Because most public project liens in Kentucky must be asserted against funds that are owed by a public entity to a contractor, the assertion of the public project lien by XYZ Supply Company, Inc. against the real property owned by the public agency in our hypothetical above would most likely be improper IF the real property were owned by a state agency or by a city or county government. As a result, the public agency described in the hypothetical above could seek a release XYZ’s lien in several ways. First, the public agency could advise XYZ of the impropriety of its lien against the agency’s real property and simply ask that the lien be voluntarily released. If XYZ refused to voluntarily release the lien, then the public agency could “bond over” the lien pursuant to KRS 376.100. Another potential alternative for the public agency would be to seek a judicial release of the XYZ’s lien. And, perhaps another alternative would be to make a claim against Contractor X’s performance bond on the project.

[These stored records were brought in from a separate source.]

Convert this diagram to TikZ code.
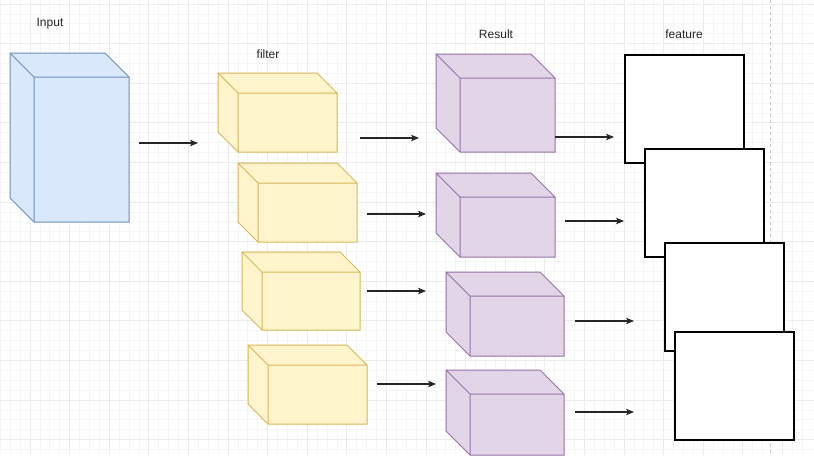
\documentclass[tikz,border=0pt]{standalone}
\usepackage{fontspec}
\setmainfont{Liberation Sans}
\usepackage{tikz}
\usetikzlibrary{arrows.meta, positioning}
\definecolor{inFill}{HTML}{DAE8FC}
\definecolor{inLine}{HTML}{6C8EBF}
\definecolor{fiFill}{HTML}{FFF4CC}
\definecolor{fiLine}{HTML}{D6B656}
\definecolor{reFill}{HTML}{E1D5E7}
\definecolor{reLine}{HTML}{9673A6}
% cuboid: style, name, x0, y0, x1, y1, depth
\newcommand{\cuboid}[7]{%
  \draw[#1] (#3,#4) -- ({#5-#7},#4) -- (#5,{#4+#7}) -- (#5,#6) -- ({#3+#7},#6) -- (#3,{#6-#7}) -- cycle;
  \draw[#1, fill=none] (#3,#4) -- ({#3+#7},{#4+#7}) -- (#5,{#4+#7})
    ({#3+#7},{#4+#7}) -- ({#3+#7},#6);
  \coordinate (#2) at ({(#3+#5)/2},{(#4+#6)/2});
}

\begin{document}
\begin{tikzpicture}[
      x=1pt, y=-1pt,
      minor/.style={draw=black!4, line width=0.8pt},
      major/.style={draw=black!8, line width=0.9pt},
      inbox/.style={fill=inFill, draw=inLine, line width=1pt},
      filterbox/.style={fill=fiFill, draw=fiLine, line width=1pt},
      resultbox/.style={fill=reFill, draw=reLine, line width=1pt},
      featbox/.style={draw=black, fill=white, line width=1.6pt, anchor=north west,
        minimum width=119pt, minimum height=108pt, inner sep=0pt},
      edge/.style={-{Stealth[length=8pt, width=6.5pt, inset=2pt]}, draw=black!85, line width=1.1pt},
      lbl/.style={font=\fontsize{12}{14}\selectfont, text=black!85}
    ]
    \useasboundingbox (0,0) rectangle (814,464);
    \fill[white] (0,0) rectangle (814,464);
    % grid
    \foreach \i in {0,...,81}
      \draw[minor] ({0.3+9.9*\i},0) -- ({0.3+9.9*\i},455);
    \foreach \j in {0,...,45}
      \draw[minor] (0,{4+9.9*\j}) -- (814,{4+9.9*\j});
    \foreach \i in {0,...,20}
      \draw[major] ({30+39.6*\i},0) -- ({30+39.6*\i},455);
    \foreach \j in {0,...,11}
      \draw[major] (0,{4+39.6*\j}) -- (814,{4+39.6*\j});
    \draw[black!22, line width=1pt, dash pattern=on 3pt off 3pt] (770,0) -- (770,455);

    % labels
    \node[lbl] (inlbl) at (50,24) {Input};
    \node[lbl] (filbl) at (268,54) {filter};
    \node[lbl] (relbl) at (496,34) {Result};
    \node[lbl] (felbl) at (684,34) {feature};

    % input
    \cuboid{inbox}{in}{10}{53}{129}{222}{24}
    % filters
    \cuboid{filterbox}{f1}{218}{73}{337}{152}{20}
    \cuboid{filterbox}{f2}{238}{163}{357}{242}{20}
    \cuboid{filterbox}{f3}{242}{252}{360}{330}{20}
    \cuboid{filterbox}{f4}{248}{345}{367}{424}{20}
    % results
    \cuboid{resultbox}{r1}{436}{54}{555}{152}{24}
    \cuboid{resultbox}{r2}{436}{173}{555}{257}{24}
    \cuboid{resultbox}{r3}{446}{272}{564}{356}{24}
    \cuboid{resultbox}{r4}{446}{370}{564}{455}{24}

    % features
    \node[featbox] (ft1) at (624,54) {};
    \node[featbox] (ft2) at (644,148) {};
    \node[featbox] (ft3) at (664,242) {};
    \node[featbox] (ft4) at (674,331) {};

    % arrows
    \foreach \n/\xa/\xb/\y in {a0/139/198/143, a1/360/419/138, a2/367/426/214,
        a3/367/426/291, a4/377/436/384, b1/555/614/137, b2/565/624/221,
        b3/575/634/321, b4/575/634/412} {
      \coordinate (\n s) at (\xa,\y);
      \coordinate (\n e) at (\xb,\y);
      \draw[edge] (\n s) -- (\n e);
    }
\end{tikzpicture}
\end{document}
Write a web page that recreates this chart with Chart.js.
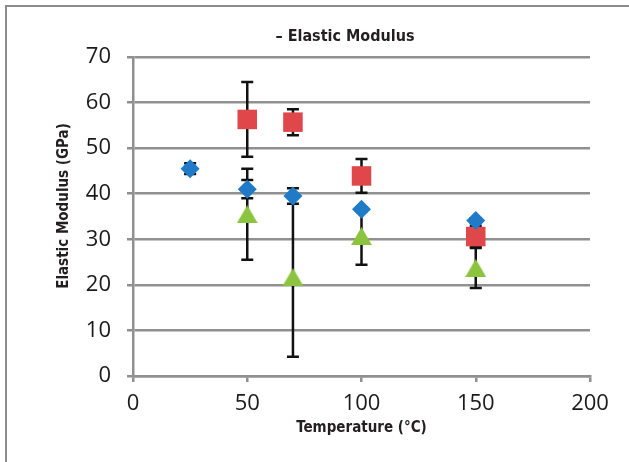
<!DOCTYPE html>
<html>
<head>
<meta charset="utf-8">
<script src="https://cdn.jsdelivr.net/npm/chart.js@4.4.1/dist/chart.umd.min.js"></script>
<style>
  html, body { margin: 0; padding: 0; background: #ffffff; }
  #wrap { position: relative; width: 629px; height: 462px; overflow: hidden; }
  #frame { position: absolute; left: 5px; top: 5px; right: -10px; bottom: -10px;
           border-top: 2px solid #8c8c8c; border-left: 2px solid #8c8c8c; }
  canvas { position: absolute; left: 0; top: 0; }
</style>
</head>
<body>
<div id="wrap">
  <div id="frame"></div>
  <canvas id="c" width="629" height="462"></canvas>
</div>
<script>
// ---- data ----
const temps = [25, 50, 70, 100, 150];
const blueValues  = [45.5, 41.0, 39.5, 36.6, 34.1];
const blueErr     = [1.2, 2.0, 1.7, 0.4, 0.5];
const redValues   = [null, 56.3, 55.7, 43.9, 30.6];
const redErr      = [null, 8.2, 2.85, 3.7, 2.3];
const greenValues = [null, 35.5, 21.7, 30.7, 23.7];
const greenErr    = [null, 10.0, 17.5, 6.3, 4.4];
const xTicks = [0, 50, 100, 150, 200];
const yTicks = [0, 10, 20, 30, 40, 50, 60, 70];
const chartTitle = '\u2013 Elastic Modulus';
const xTitle = 'Temperature (\u00B0C)';
const yTitle = 'Elastic Modulus (GPa)';

const BLUE = '#1f7bc8', RED = '#e0474a', GREEN = '#8cc440';
const COND = "'Liberation Sans Narrow', 'DejaVu Sans Condensed', 'Roboto Condensed', 'Liberation Sans', sans-serif";
const GRID = '#909090';

// triangle marker centred on its bounding box (as in the source)
const tri = document.createElement('canvas');
tri.width = 21; tri.height = 18;
(function(){ const t = tri.getContext('2d'); t.fillStyle = GREEN; t.beginPath();
  t.moveTo(10.5, 0); t.lineTo(21, 18); t.lineTo(0, 18); t.closePath(); t.fill(); })();

function pts(vals) { return temps.map((t, i) => ({x: t, y: vals[i]})).filter(p => p.y !== null); }

const series = [
  {values: blueValues, err: blueErr},
  {values: redValues, err: redErr},
  {values: greenValues, err: greenErr}
];

const errorBars = {
  id: 'errorBars',
  beforeDatasetsDraw(chart) {
    const {ctx, scales: {x, y}} = chart;
    ctx.save();
    ctx.strokeStyle = '#111111';
    ctx.lineWidth = 2.5;
    series.forEach(s => s.values.forEach((v, i) => {
      if (v === null) return;
      const px = x.getPixelForValue(temps[i]);
      const top = y.getPixelForValue(v + s.err[i]);
      const bot = y.getPixelForValue(v - s.err[i]);
      ctx.beginPath();
      ctx.moveTo(px, top); ctx.lineTo(px, bot);
      ctx.moveTo(px - 6, top); ctx.lineTo(px + 6, top);
      ctx.moveTo(px - 6, bot); ctx.lineTo(px + 6, bot);
      ctx.stroke();
    }));
    ctx.restore();
  }
};

const titles = {
  id: 'titles',
  afterDraw(chart) {
    const ctx = chart.ctx;
    ctx.save();
    ctx.fillStyle = '#231f20';
    ctx.textAlign = 'center';
    ctx.textBaseline = 'middle';
    ctx.font = 'bold 16px ' + COND;
    ctx.fillText(chartTitle, 345, 37);
    ctx.translate(64, 206);
    ctx.rotate(-Math.PI / 2);
    ctx.font = 'bold 15px ' + COND;
    ctx.fillText(yTitle, 0, 0);
    ctx.restore();
  }
};

new Chart(document.getElementById('c'), {
  type: 'scatter',
  data: {
    datasets: [
      {data: pts(blueValues), pointStyle: 'rectRot', pointRadius: 9.5, backgroundColor: BLUE, borderWidth: 0},
      {data: pts(redValues), pointStyle: 'rect', pointRadius: 13.8, backgroundColor: RED, borderWidth: 0},
      {data: pts(greenValues), pointStyle: tri, pointRadius: 10, backgroundColor: GREEN, borderWidth: 0}
    ]
  },
  options: {
    responsive: false,
    animation: false,
    events: [],
    layout: {padding: {top: 57, right: 39, left: 0, bottom: 0}},
    plugins: {legend: {display: false}, tooltip: {enabled: false}, title: {display: false}},
    scales: {
      x: {
        type: 'linear', min: 0, max: 200,
        afterBuildTicks: s => { s.ticks = xTicks.map(v => ({value: v})); },
        afterFit: s => { s.height = 86; },
        grid: {drawOnChartArea: false, drawTicks: true, tickLength: 6, color: GRID, lineWidth: 2.5},
        border: {display: true, color: GRID, width: 2.5},
        ticks: {padding: 9, color: '#1a1a1a', font: {family: "'Open Sans', sans-serif", size: 22}},
        title: {display: true, text: xTitle, color: '#231f20',
                font: {family: COND, size: 15, weight: 'bold'}, padding: {top: 0, bottom: 25}}
      },
      y: {
        type: 'linear', min: 0, max: 70,
        afterBuildTicks: s => { s.ticks = yTicks.map(v => ({value: v})); },
        afterFit: s => { s.width = 133; },
        grid: {drawOnChartArea: true, drawTicks: true, tickLength: 6, color: GRID, lineWidth: 2.5},
        border: {display: true, color: GRID, width: 2.5},
        ticks: {padding: 16, color: '#1a1a1a', font: {family: "'Open Sans', sans-serif", size: 22}}
      }
    }
  },
  plugins: [errorBars, titles]
});
</script>
</body>
</html>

In short, the public agency described in the hypothetical above is not without recourse and has options to seek a release of the lien that was asserted against its real property. So, if you are the director of a public agency, and you find yourself in the situation above, you should immediately consult with your agency’s legal counsel to discuss the options that are available to seek a release of the public project lien that has been asserted against your agency’s real property.
 While it is true that KRS 376.010 provides statutory lien rights to any person who provides labor or materials for the improvement of a property, there are a number of steps required to properly assert and perfect a lien arising under KRS 376.010. For example, pre-lien notice and post-lien notice to the property owner are required, by statute, in order to properly assert and perfect a lien arising under KRS 376.010. However, the process for assertion and perfection of liens arising under KRS 376.010 goes beyond the scope of this article. But, it is worth noting, that the perfection process for liens arising under KRS 376.010 is very detailed and specific. And, failure to follow any of the statutory steps to assert and perfect a mechanic’s lien may result in a loss of lien rights. See Laferty v.Wickes Lumber Co., 708 S.W.2d 107 (Ky. App. 1986). Suffice it to say, if you are a contractor, subcontractor, or material supplier, and you wish to assert and perfect a lien against real property in Kentucky, you would be wise to consult with an attorney prior to undertaking any lien assertion efforts in Kentucky.